Congressional candidates across the country are debating how to stop the Islamic State abroad, but Minnesota’s Senate race has the candidates trading shots over how to stop terrorist recruitment much closer to home, after dozens of young Minnesota men are believed to have gone to train overseas as jihadist warriors.
Mike McFadden, the Republican, has accused Democratic incumbent Sen. Al Franken of failing to stop Minnesota from becoming a recruiting ground for extremists, and this week he released his own plan to combat propaganda and recruiting campaigns by the Islamic State, Somalia-based Al Shabab and other Islamist organizations aimed at Minnesota immigrant young people.
Mr. Franken, who is finishing his first term, counters that he’s been on top of the issue for years.
“In 2009, we knew that Shabab in Somalia was beginning to recruit from our communities. The first days I was in office I went to the FBI and got a briefing,” he said during a debate last week, replying to Mr. McFadden’s charges. “I have worked with law enforcement. I pressed the secretary of Homeland Security. I pressed the director of the FBI in [Senate Judiciary Committee] hearings on this recruitment.”
It is estimated that anywhere between 20 and 40 Minnesotans recruited from the state’s sizable Somalian emigre population have left the U.S. and joined the Al Shabab terror network since 2008. Another 10 or 12 have left the U.S. to join the Islamic State in Syria and now Iraq, Mr. Franken and federal officials have estimated.
On Wednesday, the FBI asked Americans for help in identifying a man with a North American accent seen a recent Islamic State propaganda video.
SEE ALSO: GOP lawmaker warns of Islamic State fighters entering U.S.
Mr. McFadden argues that Mr. Franken — and the Obama administration as a whole — have not done enough to stop the trend.
“Minnesota has been a hotbed for terrorism recruitment for more than five years, yet once again Senator Franken continues to be AWOL on this crisis, failing to be the leader Minnesotans need him to be. Minnesota needs a leader,” he said in a statement announcing his proposal.
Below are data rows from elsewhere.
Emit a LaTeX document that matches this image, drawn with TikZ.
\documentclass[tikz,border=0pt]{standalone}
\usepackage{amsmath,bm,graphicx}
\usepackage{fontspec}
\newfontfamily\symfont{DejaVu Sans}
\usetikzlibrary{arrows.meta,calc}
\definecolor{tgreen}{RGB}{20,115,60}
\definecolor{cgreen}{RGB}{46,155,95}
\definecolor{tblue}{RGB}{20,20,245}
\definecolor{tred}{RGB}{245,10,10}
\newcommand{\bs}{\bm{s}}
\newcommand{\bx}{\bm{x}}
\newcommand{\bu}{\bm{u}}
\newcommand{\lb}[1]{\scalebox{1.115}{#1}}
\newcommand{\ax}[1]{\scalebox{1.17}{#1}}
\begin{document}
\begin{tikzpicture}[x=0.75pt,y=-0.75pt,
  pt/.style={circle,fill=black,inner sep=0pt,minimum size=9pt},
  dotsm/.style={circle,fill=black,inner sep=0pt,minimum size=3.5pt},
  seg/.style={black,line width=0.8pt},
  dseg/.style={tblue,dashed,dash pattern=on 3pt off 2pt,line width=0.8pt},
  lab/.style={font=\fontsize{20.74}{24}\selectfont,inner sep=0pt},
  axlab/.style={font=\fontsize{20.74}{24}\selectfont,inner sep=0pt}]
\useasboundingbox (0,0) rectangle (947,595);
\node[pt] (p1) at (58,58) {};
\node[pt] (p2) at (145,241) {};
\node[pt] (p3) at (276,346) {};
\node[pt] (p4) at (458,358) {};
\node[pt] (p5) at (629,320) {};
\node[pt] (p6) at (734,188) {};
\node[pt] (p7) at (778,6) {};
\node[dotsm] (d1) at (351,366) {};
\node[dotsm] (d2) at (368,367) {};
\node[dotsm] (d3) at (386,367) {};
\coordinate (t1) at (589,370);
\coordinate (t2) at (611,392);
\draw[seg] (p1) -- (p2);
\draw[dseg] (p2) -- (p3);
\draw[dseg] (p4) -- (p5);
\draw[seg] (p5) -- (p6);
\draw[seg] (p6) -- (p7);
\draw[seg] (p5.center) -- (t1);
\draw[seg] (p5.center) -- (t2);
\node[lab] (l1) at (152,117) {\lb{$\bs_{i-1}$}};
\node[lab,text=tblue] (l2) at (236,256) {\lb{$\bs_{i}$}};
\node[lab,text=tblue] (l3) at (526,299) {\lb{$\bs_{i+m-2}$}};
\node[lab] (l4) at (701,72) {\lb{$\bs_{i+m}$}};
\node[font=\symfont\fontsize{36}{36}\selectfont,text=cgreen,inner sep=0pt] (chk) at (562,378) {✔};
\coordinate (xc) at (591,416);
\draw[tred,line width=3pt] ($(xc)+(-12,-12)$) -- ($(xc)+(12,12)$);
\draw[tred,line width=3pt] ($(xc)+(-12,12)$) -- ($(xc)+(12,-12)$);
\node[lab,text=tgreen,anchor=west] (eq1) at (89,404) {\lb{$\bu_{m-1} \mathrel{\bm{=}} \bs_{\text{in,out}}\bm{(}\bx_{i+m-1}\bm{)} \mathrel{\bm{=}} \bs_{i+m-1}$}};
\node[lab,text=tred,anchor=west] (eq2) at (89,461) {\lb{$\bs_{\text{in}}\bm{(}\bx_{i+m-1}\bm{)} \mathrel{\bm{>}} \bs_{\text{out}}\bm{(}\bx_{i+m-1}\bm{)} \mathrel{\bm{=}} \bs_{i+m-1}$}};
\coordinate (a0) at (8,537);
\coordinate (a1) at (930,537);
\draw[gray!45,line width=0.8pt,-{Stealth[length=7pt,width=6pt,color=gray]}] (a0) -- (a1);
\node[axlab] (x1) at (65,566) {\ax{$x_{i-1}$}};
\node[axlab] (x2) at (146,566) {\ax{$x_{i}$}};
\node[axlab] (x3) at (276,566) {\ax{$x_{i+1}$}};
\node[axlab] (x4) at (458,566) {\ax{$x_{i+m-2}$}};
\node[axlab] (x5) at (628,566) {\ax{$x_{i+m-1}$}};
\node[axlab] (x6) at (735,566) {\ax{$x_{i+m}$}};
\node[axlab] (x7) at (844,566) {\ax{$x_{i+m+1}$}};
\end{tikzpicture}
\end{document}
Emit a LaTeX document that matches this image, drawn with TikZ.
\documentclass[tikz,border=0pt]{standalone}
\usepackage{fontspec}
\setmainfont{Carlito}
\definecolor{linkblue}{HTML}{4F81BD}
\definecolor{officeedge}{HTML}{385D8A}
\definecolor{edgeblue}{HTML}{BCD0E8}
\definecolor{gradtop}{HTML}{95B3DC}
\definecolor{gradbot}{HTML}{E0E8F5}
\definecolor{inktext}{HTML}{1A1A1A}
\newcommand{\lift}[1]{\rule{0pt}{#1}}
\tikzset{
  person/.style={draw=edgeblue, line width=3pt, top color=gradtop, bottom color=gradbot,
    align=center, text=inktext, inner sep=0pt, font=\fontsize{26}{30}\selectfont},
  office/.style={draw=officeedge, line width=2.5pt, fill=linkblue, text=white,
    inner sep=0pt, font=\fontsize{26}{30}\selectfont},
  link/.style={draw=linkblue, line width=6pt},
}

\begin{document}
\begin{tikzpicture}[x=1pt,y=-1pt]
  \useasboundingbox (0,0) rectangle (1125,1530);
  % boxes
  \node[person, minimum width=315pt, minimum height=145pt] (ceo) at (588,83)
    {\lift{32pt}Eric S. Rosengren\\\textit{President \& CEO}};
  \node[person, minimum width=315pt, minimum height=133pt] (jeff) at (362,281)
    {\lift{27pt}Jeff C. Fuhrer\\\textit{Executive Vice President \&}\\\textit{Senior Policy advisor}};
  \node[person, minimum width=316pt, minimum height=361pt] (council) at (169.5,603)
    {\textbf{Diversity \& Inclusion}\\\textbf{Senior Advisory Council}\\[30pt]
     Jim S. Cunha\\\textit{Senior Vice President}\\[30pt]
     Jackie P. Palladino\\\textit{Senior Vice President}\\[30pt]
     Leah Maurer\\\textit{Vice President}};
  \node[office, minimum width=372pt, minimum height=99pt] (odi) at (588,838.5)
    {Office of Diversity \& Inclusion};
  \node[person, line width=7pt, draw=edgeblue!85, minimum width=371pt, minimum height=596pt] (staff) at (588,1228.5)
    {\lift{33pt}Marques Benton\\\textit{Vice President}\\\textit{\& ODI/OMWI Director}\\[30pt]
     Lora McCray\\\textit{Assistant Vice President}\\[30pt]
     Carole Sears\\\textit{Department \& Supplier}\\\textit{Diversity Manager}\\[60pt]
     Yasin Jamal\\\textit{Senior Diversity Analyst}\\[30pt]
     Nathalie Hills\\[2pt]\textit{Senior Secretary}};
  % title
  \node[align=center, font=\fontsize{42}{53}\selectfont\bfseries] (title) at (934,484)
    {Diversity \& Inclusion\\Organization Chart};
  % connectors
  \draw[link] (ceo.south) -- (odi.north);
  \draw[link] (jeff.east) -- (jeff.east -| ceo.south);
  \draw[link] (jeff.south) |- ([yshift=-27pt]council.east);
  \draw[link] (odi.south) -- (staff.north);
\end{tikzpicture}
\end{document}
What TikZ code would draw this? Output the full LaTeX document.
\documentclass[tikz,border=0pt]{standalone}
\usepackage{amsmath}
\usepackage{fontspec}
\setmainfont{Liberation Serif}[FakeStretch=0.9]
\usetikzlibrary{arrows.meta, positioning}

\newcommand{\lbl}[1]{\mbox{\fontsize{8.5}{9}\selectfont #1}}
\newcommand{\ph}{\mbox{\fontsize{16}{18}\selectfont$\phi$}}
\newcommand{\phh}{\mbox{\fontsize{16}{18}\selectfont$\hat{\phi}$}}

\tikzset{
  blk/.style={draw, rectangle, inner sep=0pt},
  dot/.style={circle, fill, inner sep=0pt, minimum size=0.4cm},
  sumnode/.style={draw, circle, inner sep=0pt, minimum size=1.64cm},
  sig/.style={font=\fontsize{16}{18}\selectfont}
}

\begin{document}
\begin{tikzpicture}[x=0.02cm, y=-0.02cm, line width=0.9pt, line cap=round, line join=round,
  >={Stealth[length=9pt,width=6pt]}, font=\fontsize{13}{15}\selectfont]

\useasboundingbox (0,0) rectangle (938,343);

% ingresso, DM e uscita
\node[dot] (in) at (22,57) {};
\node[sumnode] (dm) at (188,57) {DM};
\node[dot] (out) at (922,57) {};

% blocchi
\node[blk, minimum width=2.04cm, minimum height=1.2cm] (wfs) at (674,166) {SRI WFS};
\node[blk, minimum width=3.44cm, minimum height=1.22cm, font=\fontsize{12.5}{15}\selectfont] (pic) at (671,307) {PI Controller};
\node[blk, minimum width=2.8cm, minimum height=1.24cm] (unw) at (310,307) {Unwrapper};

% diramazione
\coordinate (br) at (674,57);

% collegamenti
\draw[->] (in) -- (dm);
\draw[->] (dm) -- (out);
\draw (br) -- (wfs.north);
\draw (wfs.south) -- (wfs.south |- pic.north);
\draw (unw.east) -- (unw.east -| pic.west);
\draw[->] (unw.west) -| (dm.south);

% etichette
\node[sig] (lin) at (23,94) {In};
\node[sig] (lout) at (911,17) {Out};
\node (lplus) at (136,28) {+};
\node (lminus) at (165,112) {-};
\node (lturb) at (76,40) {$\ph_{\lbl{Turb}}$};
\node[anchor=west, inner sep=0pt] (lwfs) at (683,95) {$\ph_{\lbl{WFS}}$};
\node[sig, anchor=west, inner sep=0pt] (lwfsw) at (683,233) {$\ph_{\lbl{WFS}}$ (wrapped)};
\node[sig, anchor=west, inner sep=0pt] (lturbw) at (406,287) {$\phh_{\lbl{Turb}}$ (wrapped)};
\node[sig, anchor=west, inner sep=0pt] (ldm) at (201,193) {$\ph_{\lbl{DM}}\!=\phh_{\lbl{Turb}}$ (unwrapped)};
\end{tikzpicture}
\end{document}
He called for improving education and employment opportunities for young people likely to be recruited; increased community mentorship and after-school programs; spending more money for law enforcement agencies; and revoking passports for those who leave the U.S. to fight abroad.
The Minnesota contest is just one example of how the thorny issue of battling Islamist extremists has found its way into midterm campaigns.
In Iowa, Rep. Bruce Braley, a Democrat running for the Senate against Republican Joni Ernst, raised eyebrows this week when he claimed he recently voted to authorize strikes against the Islamic State in Syria. But the bill he voted for actually authorized arming and training moderate Syrian rebel forces, and specifically said it wasn’t authorizing U.S. strikes in Syria.
In New Hampshire, Colorado, Michigan and elsewhere, Republican candidates have taken aim at their Democratic opponents for purportedly not taking the Islamic State threat to the U.S. homeland seriously enough. In Arkansas, Republican Rep. Tom Cotton, running to unseat Democratic Sen. Mark Pryor, recently claimed that Islamist forces may be collaborating with Mexican drug cartels to enter the U.S. via the southern border.
But the debate in Minnesota remains unique given that state’s emotional battle to keep its young people from traveling abroad and fighting against American interests.
Some specialists say the federal government has taken substantial steps to roll back terrorist recruiting efforts, but stress that more must be done.
“It’s not true to say there’s no policy and no programs. There are at federal, state, and local levels. However, they need to be strengthened and further developed,” said Dr. Stevan Weine, a professor of psychiatry at the University of Illinois at Chicago who studies terrorist recruiting in the U.S.
“ISIS and other terrorist organizations have flooded the Internet and social media with a sophisticated propaganda campaign. Up until now, the U.S. government and state and local law enforcement and communities have not done nearly enough to contest and counter that barrage of messaging. Young people are much more likely to encounter messages espousing extreme and violence than they are to encounter moderation,” he added.